__Exercise__. Write out the material exactly, leaving every picture behind.

== Supplied information ==

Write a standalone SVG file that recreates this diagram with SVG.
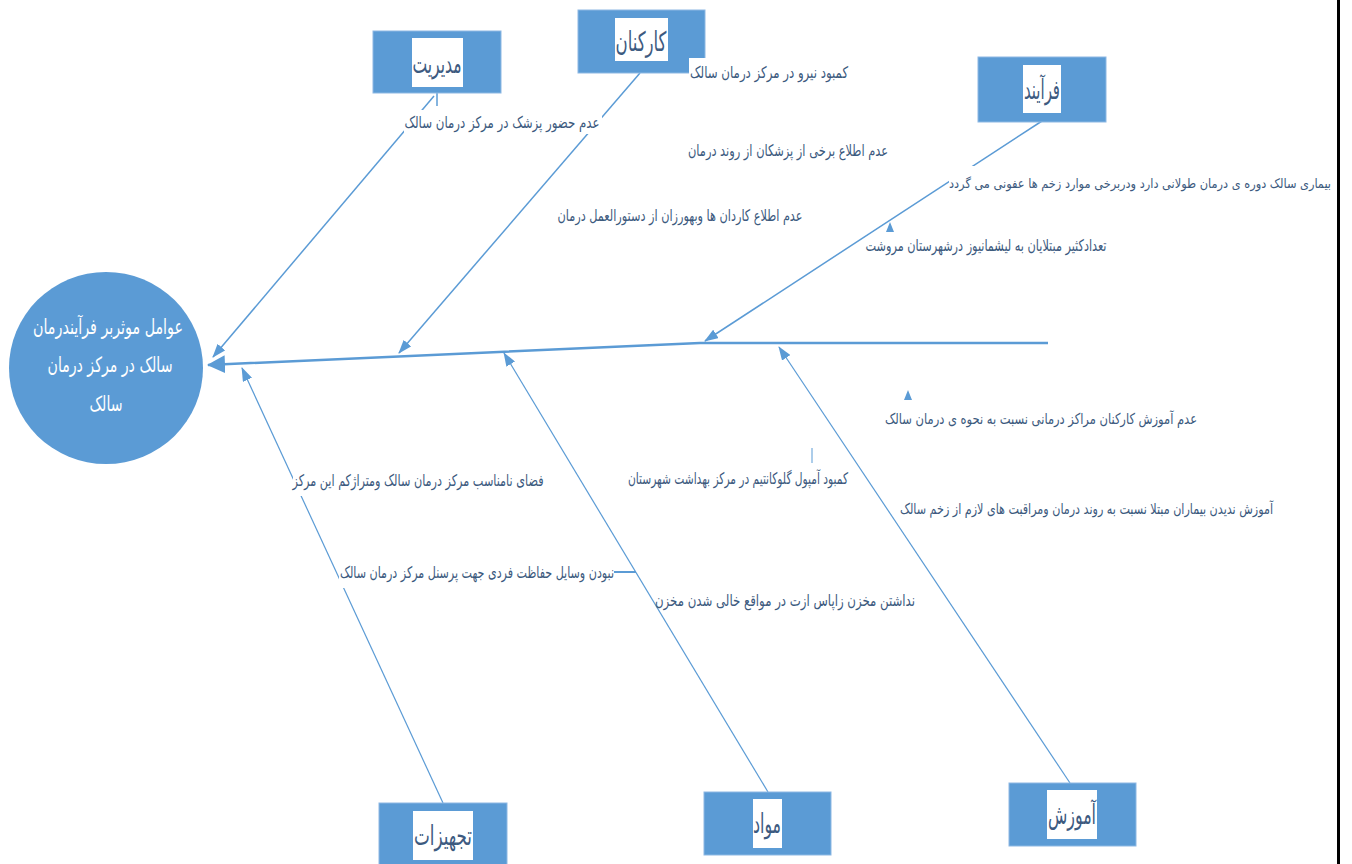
<svg xmlns="http://www.w3.org/2000/svg" width="1352" height="864" viewBox="0 0 1352 864">
<defs>
<style>
.bg{fill:#ffffff}
.box{fill:#5b9bd5;stroke:#8db8e3;stroke-width:1}
.lbl{fill:#ffffff}
.lt{font-family:"DejaVu Sans Condensed","DejaVu Sans",sans-serif;font-size:27px;fill:#3d5a80;text-anchor:middle}
.ct{font-family:"DejaVu Sans Condensed","DejaVu Sans",sans-serif;font-size:16px;fill:#3c5a7e;text-anchor:middle}
.ce{font-family:"DejaVu Sans Condensed","DejaVu Sans",sans-serif;font-size:15px;fill:#3c5a7e;text-anchor:end}
.cs{font-family:"DejaVu Sans Condensed","DejaVu Sans",sans-serif;font-size:13px;fill:#3c5a7e;text-anchor:middle}
.wt{font-family:"DejaVu Sans Condensed","DejaVu Sans",sans-serif;font-size:21px;fill:#ffffff;text-anchor:middle}
.bone{fill:none;stroke:#5b9bd5;stroke-width:1.5}
.boneL{fill:none;stroke:#5b9bd5;stroke-width:1.2}
.spine{fill:none;stroke:#5b9bd5;stroke-width:2.5}
</style>
<marker id="ah" markerUnits="userSpaceOnUse" markerWidth="14" markerHeight="10" refX="13" refY="5" orient="auto">
<path d="M0,0 L14,5 L0,10 z" fill="#5b9bd5"/>
</marker>
<marker id="ahBig" markerUnits="userSpaceOnUse" markerWidth="18" markerHeight="18" refX="17" refY="9" orient="auto">
<path d="M0,0 L18,9 L0,18 z" fill="#5b9bd5"/>
</marker>
</defs>
<rect width="1352" height="864" fill="#ffffff"/>

<g id="connectors">
<path class="spine" d="M1048,343 L700,343 L208,365" marker-end="url(#ahBig)"/>
<path class="bone" d="M437,93 L437,106"/>
<path class="bone" d="M434,96 L213,357" marker-end="url(#ah)"/>
<path class="bone" d="M640,73 L399,353" marker-end="url(#ah)"/>
<path class="bone" d="M1042,121 L705,341" marker-end="url(#ah)"/>
<path class="boneL" d="M1070,783 L779,347" marker-end="url(#ah)"/>
<path class="boneL" d="M768,792 L504,353" marker-end="url(#ah)"/>
<path class="boneL" d="M443,803 L242,368" marker-end="url(#ah)"/>
<path d="M613,572 L636,572" stroke="#5b9bd5" stroke-width="2" fill="none"/>
<path d="M812,448 L812,463" stroke="#5b9bd5" stroke-width="1" fill="none"/>
<path d="M890,222 L894,232 L886,232 z" fill="#5b9bd5"/>
<path d="M908,390 L912,400 L904,400 z" fill="#5b9bd5"/>
</g>

<g id="effect">
<ellipse cx="106" cy="368" rx="97" ry="96" fill="#5b9bd5"/>
<text class="wt" x="108" y="334" textLength="150" lengthAdjust="spacingAndGlyphs">عوامل موثربر فرآیندرمان</text>
<text class="wt" x="110" y="372" textLength="125" lengthAdjust="spacingAndGlyphs">سالک در مرکز درمان</text>
<text class="wt" x="106" y="411" textLength="33" lengthAdjust="spacingAndGlyphs">سالک</text>
</g>

<g id="node-management">
<rect class="box" x="373" y="31" width="128" height="62"/>
<rect class="lbl" x="412" y="38" width="51" height="49"/>
<text class="lt" x="437" y="73" textLength="49" lengthAdjust="spacingAndGlyphs">مدیریت</text>
</g>
<g id="node-staff">
<rect class="box" x="578" y="10" width="127" height="63"/>
<rect class="lbl" x="615" y="18" width="53" height="43"/>
<text class="lt" x="641" y="51" textLength="51" lengthAdjust="spacingAndGlyphs">کارکنان</text>
</g>
<g id="node-process">
<rect class="box" x="978" y="57" width="128" height="65"/>
<rect class="lbl" x="1023" y="65" width="38" height="48"/>
<text class="lt" x="1042" y="99" textLength="36" lengthAdjust="spacingAndGlyphs">فرآیند</text>
</g>
<g id="node-equipment">
<rect class="box" x="379" y="803" width="128" height="64"/>
<rect class="lbl" x="413" y="811" width="60" height="49"/>
<text class="lt" x="443" y="845" textLength="58" lengthAdjust="spacingAndGlyphs">تجهیزات</text>
</g>
<g id="node-materials">
<rect class="box" x="704" y="792" width="127" height="63"/>
<rect class="lbl" x="753" y="799" width="29" height="49"/>
<text class="lt" x="767" y="833" textLength="28" lengthAdjust="spacingAndGlyphs">مواد</text>
</g>
<g id="node-education">
<rect class="box" x="1009" y="783" width="127" height="63"/>
<rect class="lbl" x="1047" y="790" width="50" height="49"/>
<text class="lt" x="1072" y="824" textLength="48" lengthAdjust="spacingAndGlyphs">آموزش</text>
</g>

<g id="causes">
<rect class="bg" x="404" y="110" width="198" height="24"/>
<text class="ct" x="502" y="128" textLength="195" lengthAdjust="spacingAndGlyphs">عدم حضور پزشک در مرکز درمان سالک</text>
<rect class="bg" x="689" y="58" width="160" height="24"/>
<text class="ct" x="769" y="78" textLength="158" lengthAdjust="spacingAndGlyphs">کمبود نیرو در مرکز درمان سالک</text>
<text class="ct" x="788" y="156" textLength="200" lengthAdjust="spacingAndGlyphs">عدم اطلاع برخی از پزشکان از روند درمان</text>
<text class="ct" x="680" y="221" textLength="245" lengthAdjust="spacingAndGlyphs">عدم اطلاع کاردان ها وبهورزان از دستورالعمل درمان</text>
<rect class="bg" x="949" y="166" width="384" height="32"/>
<text class="cs" x="1140" y="188" textLength="382" lengthAdjust="spacingAndGlyphs">بیماری سالک دوره ی درمان طولانی دارد ودربرخی موارد زخم ها عفونی می گردد</text>
<text class="ct" x="986" y="251" textLength="241" lengthAdjust="spacingAndGlyphs">تعدادکثیر مبتلایان به لیشمانیوز درشهرستان مروشت</text>
<text class="ce" x="1197" y="424" textLength="312" lengthAdjust="spacingAndGlyphs">عدم آموزش   کارکنان مراکز درمانی نسبت به نحوه ی درمان سالک</text>
<text class="ce" x="1273" y="514" textLength="373" lengthAdjust="spacingAndGlyphs">آموزش ندیدن بیماران مبتلا نسبت به روند درمان ومراقبت های لازم از زخم سالک</text>
<text class="ct" x="738" y="484" textLength="220" lengthAdjust="spacingAndGlyphs">کمبود آمپول گلوکانتیم در مرکز بهداشت شهرستان</text>
<text class="ct" x="785" y="606" textLength="260" lengthAdjust="spacingAndGlyphs">نداشتن مخزن زاپاس ازت در مواقع خالی شدن مخزن</text>
<rect class="bg" x="293" y="470" width="252" height="26"/>
<text class="ct" x="418" y="486" textLength="251" lengthAdjust="spacingAndGlyphs">فضای نامناسب مرکز درمان سالک ومتراژکم این مرکز</text>
<rect class="bg" x="339" y="562" width="275" height="26"/>
<text class="ct" x="477" y="578" textLength="274" lengthAdjust="spacingAndGlyphs">نبودن وسایل حفاظت فردی جهت پرسنل مرکز درمان سالک</text>
</g>

<rect x="1337" y="0" width="3" height="864" fill="#000000"/>
</svg>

===

__Solved problem__.
Write a standalone SVG file that recreates this diagram with SVG.
<svg xmlns="http://www.w3.org/2000/svg" width="1352" height="864" viewBox="0 0 1352 864">
<defs>
<style>
.bg{fill:#ffffff}
.box{fill:#5b9bd5;stroke:#8db8e3;stroke-width:1}
.lbl{fill:#ffffff}
.lt{font-family:"DejaVu Sans Condensed","DejaVu Sans",sans-serif;font-size:27px;fill:#3d5a80;text-anchor:middle}
.ct{font-family:"DejaVu Sans Condensed","DejaVu Sans",sans-serif;font-size:16px;fill:#3c5a7e;text-anchor:middle}
.ce{font-family:"DejaVu Sans Condensed","DejaVu Sans",sans-serif;font-size:15px;fill:#3c5a7e;text-anchor:end}
.cs{font-family:"DejaVu Sans Condensed","DejaVu Sans",sans-serif;font-size:13px;fill:#3c5a7e;text-anchor:middle}
.wt{font-family:"DejaVu Sans Condensed","DejaVu Sans",sans-serif;font-size:21px;fill:#ffffff;text-anchor:middle}
.bone{fill:none;stroke:#5b9bd5;stroke-width:1.5}
.boneL{fill:none;stroke:#5b9bd5;stroke-width:1.2}
.spine{fill:none;stroke:#5b9bd5;stroke-width:2.5}
</style>
<marker id="ah" markerUnits="userSpaceOnUse" markerWidth="14" markerHeight="10" refX="13" refY="5" orient="auto">
<path d="M0,0 L14,5 L0,10 z" fill="#5b9bd5"/>
</marker>
<marker id="ahBig" markerUnits="userSpaceOnUse" markerWidth="18" markerHeight="18" refX="17" refY="9" orient="auto">
<path d="M0,0 L18,9 L0,18 z" fill="#5b9bd5"/>
</marker>
</defs>
<rect width="1352" height="864" fill="#ffffff"/>

<g id="connectors">
<path class="spine" d="M1048,343 L700,343 L208,365" marker-end="url(#ahBig)"/>
<path class="bone" d="M437,93 L437,106"/>
<path class="bone" d="M434,96 L213,357" marker-end="url(#ah)"/>
<path class="bone" d="M640,73 L399,353" marker-end="url(#ah)"/>
<path class="bone" d="M1042,121 L705,341" marker-end="url(#ah)"/>
<path class="boneL" d="M1070,783 L779,347" marker-end="url(#ah)"/>
<path class="boneL" d="M768,792 L504,353" marker-end="url(#ah)"/>
<path class="boneL" d="M443,803 L242,368" marker-end="url(#ah)"/>
<path d="M613,572 L636,572" stroke="#5b9bd5" stroke-width="2" fill="none"/>
<path d="M812,448 L812,463" stroke="#5b9bd5" stroke-width="1" fill="none"/>
<path d="M890,222 L894,232 L886,232 z" fill="#5b9bd5"/>
<path d="M908,390 L912,400 L904,400 z" fill="#5b9bd5"/>
</g>

<g id="effect">
<ellipse cx="106" cy="368" rx="97" ry="96" fill="#5b9bd5"/>
<text class="wt" x="108" y="334" textLength="150" lengthAdjust="spacingAndGlyphs">عوامل موثربر فرآیندرمان</text>
<text class="wt" x="110" y="372" textLength="125" lengthAdjust="spacingAndGlyphs">سالک در مرکز درمان</text>
<text class="wt" x="106" y="411" textLength="33" lengthAdjust="spacingAndGlyphs">سالک</text>
</g>

<g id="node-management">
<rect class="box" x="373" y="31" width="128" height="62"/>
<rect class="lbl" x="412" y="38" width="51" height="49"/>
<text class="lt" x="437" y="73" textLength="49" lengthAdjust="spacingAndGlyphs">مدیریت</text>
</g>
<g id="node-staff">
<rect class="box" x="578" y="10" width="127" height="63"/>
<rect class="lbl" x="615" y="18" width="53" height="43"/>
<text class="lt" x="641" y="51" textLength="51" lengthAdjust="spacingAndGlyphs">کارکنان</text>
</g>
<g id="node-process">
<rect class="box" x="978" y="57" width="128" height="65"/>
<rect class="lbl" x="1023" y="65" width="38" height="48"/>
<text class="lt" x="1042" y="99" textLength="36" lengthAdjust="spacingAndGlyphs">فرآیند</text>
</g>
<g id="node-equipment">
<rect class="box" x="379" y="803" width="128" height="64"/>
<rect class="lbl" x="413" y="811" width="60" height="49"/>
<text class="lt" x="443" y="845" textLength="58" lengthAdjust="spacingAndGlyphs">تجهیزات</text>
</g>
<g id="node-materials">
<rect class="box" x="704" y="792" width="127" height="63"/>
<rect class="lbl" x="753" y="799" width="29" height="49"/>
<text class="lt" x="767" y="833" textLength="28" lengthAdjust="spacingAndGlyphs">مواد</text>
</g>
<g id="node-education">
<rect class="box" x="1009" y="783" width="127" height="63"/>
<rect class="lbl" x="1047" y="790" width="50" height="49"/>
<text class="lt" x="1072" y="824" textLength="48" lengthAdjust="spacingAndGlyphs">آموزش</text>
</g>

<g id="causes">
<rect class="bg" x="404" y="110" width="198" height="24"/>
<text class="ct" x="502" y="128" textLength="195" lengthAdjust="spacingAndGlyphs">عدم حضور پزشک در مرکز درمان سالک</text>
<rect class="bg" x="689" y="58" width="160" height="24"/>
<text class="ct" x="769" y="78" textLength="158" lengthAdjust="spacingAndGlyphs">کمبود نیرو در مرکز درمان سالک</text>
<text class="ct" x="788" y="156" textLength="200" lengthAdjust="spacingAndGlyphs">عدم اطلاع برخی از پزشکان از روند درمان</text>
<text class="ct" x="680" y="221" textLength="245" lengthAdjust="spacingAndGlyphs">عدم اطلاع کاردان ها وبهورزان از دستورالعمل درمان</text>
<rect class="bg" x="949" y="166" width="384" height="32"/>
<text class="cs" x="1140" y="188" textLength="382" lengthAdjust="spacingAndGlyphs">بیماری سالک دوره ی درمان طولانی دارد ودربرخی موارد زخم ها عفونی می گردد</text>
<text class="ct" x="986" y="251" textLength="241" lengthAdjust="spacingAndGlyphs">تعدادکثیر مبتلایان به لیشمانیوز درشهرستان مروشت</text>
<text class="ce" x="1197" y="424" textLength="312" lengthAdjust="spacingAndGlyphs">عدم آموزش   کارکنان مراکز درمانی نسبت به نحوه ی درمان سالک</text>
<text class="ce" x="1273" y="514" textLength="373" lengthAdjust="spacingAndGlyphs">آموزش ندیدن بیماران مبتلا نسبت به روند درمان ومراقبت های لازم از زخم سالک</text>
<text class="ct" x="738" y="484" textLength="220" lengthAdjust="spacingAndGlyphs">کمبود آمپول گلوکانتیم در مرکز بهداشت شهرستان</text>
<text class="ct" x="785" y="606" textLength="260" lengthAdjust="spacingAndGlyphs">نداشتن مخزن زاپاس ازت در مواقع خالی شدن مخزن</text>
<rect class="bg" x="293" y="470" width="252" height="26"/>
<text class="ct" x="418" y="486" textLength="251" lengthAdjust="spacingAndGlyphs">فضای نامناسب مرکز درمان سالک ومتراژکم این مرکز</text>
<rect class="bg" x="339" y="562" width="275" height="26"/>
<text class="ct" x="477" y="578" textLength="274" lengthAdjust="spacingAndGlyphs">نبودن وسایل حفاظت فردی جهت پرسنل مرکز درمان سالک</text>
</g>

<rect x="1337" y="0" width="3" height="864" fill="#000000"/>
</svg>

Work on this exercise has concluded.